= Edmund Burnside =

British colonial officer

Edmund Burnside (13 October 1873 – 20 January 1932) was a British colonial officer who served in Ceylon and the Federated Malay States, British Malaya.

== Early life ==
Burnside was born in the Bahamas in 1873, and was the third son of Bruce Lockhart Burnside, a barrister, and his wife Mary Elizabeth Francis. His father was the colony's solicitor-general at the time, and later served as Chief Justice of Ceylon. His brother was Robert Bruce Burnside.

== Career ==
Burnside began his career in Ceylon (now Sri Lanka) as Private Secretary to the Chief Justice of Ceylon, serving in the post from to 1883 to 1888.

He then left for British Malaya to join the civil service of the Federated Malay States in Perak, with his first appointment being assistant magistrate at Kinta. From 1888 to 1903, he held various positions in Perak including assistant Collector of Land Revenue, acting magistrate at Larut, assistant to the Secretary of the Government, acting District Treasurer, and acting District Magistrate at Matang.

In 1903, he moved to Selangor where his first appointment was as district officer in Ulu Langat. A year later he was in Kuala Lumpur as Collector of Land Revenue and Registrar of Titles, and Secretary to the Resident of Selangor. In 1911, he returned to Perak and was employed as Registrar of Titles and Superintendent of the Taiping prison, and in 1913, was appointed magistrate.
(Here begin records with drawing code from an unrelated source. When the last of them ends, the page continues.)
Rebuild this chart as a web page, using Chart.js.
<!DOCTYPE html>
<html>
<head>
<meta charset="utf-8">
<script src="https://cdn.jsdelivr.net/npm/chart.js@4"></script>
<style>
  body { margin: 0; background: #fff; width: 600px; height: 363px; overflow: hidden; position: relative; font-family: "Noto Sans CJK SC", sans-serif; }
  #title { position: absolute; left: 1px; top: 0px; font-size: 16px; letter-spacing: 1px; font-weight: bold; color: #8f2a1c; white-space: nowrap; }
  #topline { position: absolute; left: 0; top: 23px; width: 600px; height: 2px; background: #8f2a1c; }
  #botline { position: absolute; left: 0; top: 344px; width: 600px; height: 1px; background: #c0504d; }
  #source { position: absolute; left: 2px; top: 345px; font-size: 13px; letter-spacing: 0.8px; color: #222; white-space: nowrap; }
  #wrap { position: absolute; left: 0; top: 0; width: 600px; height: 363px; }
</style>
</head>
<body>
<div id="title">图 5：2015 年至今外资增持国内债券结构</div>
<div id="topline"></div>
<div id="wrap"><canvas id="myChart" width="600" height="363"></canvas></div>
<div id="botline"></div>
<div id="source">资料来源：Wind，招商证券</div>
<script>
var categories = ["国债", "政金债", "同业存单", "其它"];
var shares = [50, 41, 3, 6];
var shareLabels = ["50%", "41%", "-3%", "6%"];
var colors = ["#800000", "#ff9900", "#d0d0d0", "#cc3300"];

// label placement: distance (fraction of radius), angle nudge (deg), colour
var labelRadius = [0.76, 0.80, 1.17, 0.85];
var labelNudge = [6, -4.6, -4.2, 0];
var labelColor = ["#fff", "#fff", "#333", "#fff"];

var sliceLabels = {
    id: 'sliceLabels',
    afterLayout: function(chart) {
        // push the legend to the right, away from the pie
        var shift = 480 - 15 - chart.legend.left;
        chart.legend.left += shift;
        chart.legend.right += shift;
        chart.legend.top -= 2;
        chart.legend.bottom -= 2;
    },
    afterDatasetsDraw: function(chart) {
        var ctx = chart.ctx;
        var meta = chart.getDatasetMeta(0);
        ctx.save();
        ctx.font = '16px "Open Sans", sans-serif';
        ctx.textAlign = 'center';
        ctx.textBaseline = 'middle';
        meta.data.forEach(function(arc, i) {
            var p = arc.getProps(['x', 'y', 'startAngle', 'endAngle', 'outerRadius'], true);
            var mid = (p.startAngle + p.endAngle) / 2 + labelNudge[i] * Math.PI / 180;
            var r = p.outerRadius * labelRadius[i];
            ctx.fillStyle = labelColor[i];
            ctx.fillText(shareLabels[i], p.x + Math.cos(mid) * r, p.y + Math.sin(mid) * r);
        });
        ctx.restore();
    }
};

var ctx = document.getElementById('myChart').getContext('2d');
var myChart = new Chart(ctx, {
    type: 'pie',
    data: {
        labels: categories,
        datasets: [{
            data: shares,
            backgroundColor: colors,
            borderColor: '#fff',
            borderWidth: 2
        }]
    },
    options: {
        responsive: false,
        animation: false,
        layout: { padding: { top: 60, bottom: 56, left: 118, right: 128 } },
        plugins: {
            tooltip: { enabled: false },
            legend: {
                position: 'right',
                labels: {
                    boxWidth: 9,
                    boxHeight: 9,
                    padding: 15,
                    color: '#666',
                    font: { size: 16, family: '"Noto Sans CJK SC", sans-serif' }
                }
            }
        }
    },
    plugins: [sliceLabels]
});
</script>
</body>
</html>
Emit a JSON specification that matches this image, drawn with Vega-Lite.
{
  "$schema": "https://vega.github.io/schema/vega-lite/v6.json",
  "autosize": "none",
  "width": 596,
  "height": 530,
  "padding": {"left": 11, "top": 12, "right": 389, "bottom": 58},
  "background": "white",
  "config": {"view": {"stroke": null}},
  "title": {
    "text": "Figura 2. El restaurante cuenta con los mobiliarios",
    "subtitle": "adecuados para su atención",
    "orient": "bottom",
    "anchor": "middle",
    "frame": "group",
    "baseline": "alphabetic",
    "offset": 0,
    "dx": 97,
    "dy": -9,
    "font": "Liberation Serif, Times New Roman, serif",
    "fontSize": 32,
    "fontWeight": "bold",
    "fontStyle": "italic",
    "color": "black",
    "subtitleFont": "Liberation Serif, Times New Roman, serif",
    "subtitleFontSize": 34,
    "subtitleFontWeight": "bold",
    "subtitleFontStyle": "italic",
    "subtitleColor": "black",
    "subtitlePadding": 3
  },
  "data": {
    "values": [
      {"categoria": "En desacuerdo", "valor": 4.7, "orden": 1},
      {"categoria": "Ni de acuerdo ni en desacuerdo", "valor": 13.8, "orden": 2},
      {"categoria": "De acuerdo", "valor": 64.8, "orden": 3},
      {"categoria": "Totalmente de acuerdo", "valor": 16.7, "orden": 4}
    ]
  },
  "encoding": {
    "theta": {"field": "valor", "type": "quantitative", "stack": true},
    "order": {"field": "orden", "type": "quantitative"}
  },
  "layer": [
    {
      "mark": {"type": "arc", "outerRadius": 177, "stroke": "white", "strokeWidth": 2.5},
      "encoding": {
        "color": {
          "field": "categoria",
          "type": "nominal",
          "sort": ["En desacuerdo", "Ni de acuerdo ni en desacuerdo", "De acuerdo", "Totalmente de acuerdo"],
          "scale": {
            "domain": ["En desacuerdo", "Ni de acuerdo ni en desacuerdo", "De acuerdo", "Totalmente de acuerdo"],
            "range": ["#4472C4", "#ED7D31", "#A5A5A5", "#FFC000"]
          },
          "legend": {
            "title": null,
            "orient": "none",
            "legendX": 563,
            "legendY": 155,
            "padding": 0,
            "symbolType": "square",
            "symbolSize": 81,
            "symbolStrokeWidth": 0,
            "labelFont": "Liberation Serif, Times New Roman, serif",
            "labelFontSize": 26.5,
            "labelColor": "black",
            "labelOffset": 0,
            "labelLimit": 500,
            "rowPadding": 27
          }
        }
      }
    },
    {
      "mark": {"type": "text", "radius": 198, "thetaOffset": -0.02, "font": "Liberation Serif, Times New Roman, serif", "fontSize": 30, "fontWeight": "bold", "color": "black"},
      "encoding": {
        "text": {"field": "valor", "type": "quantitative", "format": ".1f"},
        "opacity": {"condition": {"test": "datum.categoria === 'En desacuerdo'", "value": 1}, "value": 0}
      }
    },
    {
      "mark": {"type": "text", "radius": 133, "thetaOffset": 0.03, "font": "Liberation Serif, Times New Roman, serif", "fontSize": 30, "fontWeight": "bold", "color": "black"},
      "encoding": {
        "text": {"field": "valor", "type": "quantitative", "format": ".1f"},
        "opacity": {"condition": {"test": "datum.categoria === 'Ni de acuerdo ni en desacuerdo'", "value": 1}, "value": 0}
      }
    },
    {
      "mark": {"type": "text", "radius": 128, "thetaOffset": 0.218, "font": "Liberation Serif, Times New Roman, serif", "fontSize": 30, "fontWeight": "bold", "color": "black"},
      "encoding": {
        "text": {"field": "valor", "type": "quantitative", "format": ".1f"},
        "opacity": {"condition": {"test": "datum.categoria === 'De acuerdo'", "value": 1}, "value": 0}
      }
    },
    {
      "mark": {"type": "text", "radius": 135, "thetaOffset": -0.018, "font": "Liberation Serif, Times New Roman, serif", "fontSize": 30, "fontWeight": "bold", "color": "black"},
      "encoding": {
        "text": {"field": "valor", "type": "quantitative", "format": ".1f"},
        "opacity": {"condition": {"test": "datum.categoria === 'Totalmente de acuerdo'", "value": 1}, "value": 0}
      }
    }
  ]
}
From 1913 to 1914 he was appointed acting Resident of Selangor before he returned to Perak occupying the positions of Registrar of Titles, and acting Commissioner of Trade and Customs. In 1919, he was appointed District Officer, Klang, before retiring in 1921.

== Personal life ==
In 1893, he married Sherwood Caton. He died in Jersey, aged 68, in 1932.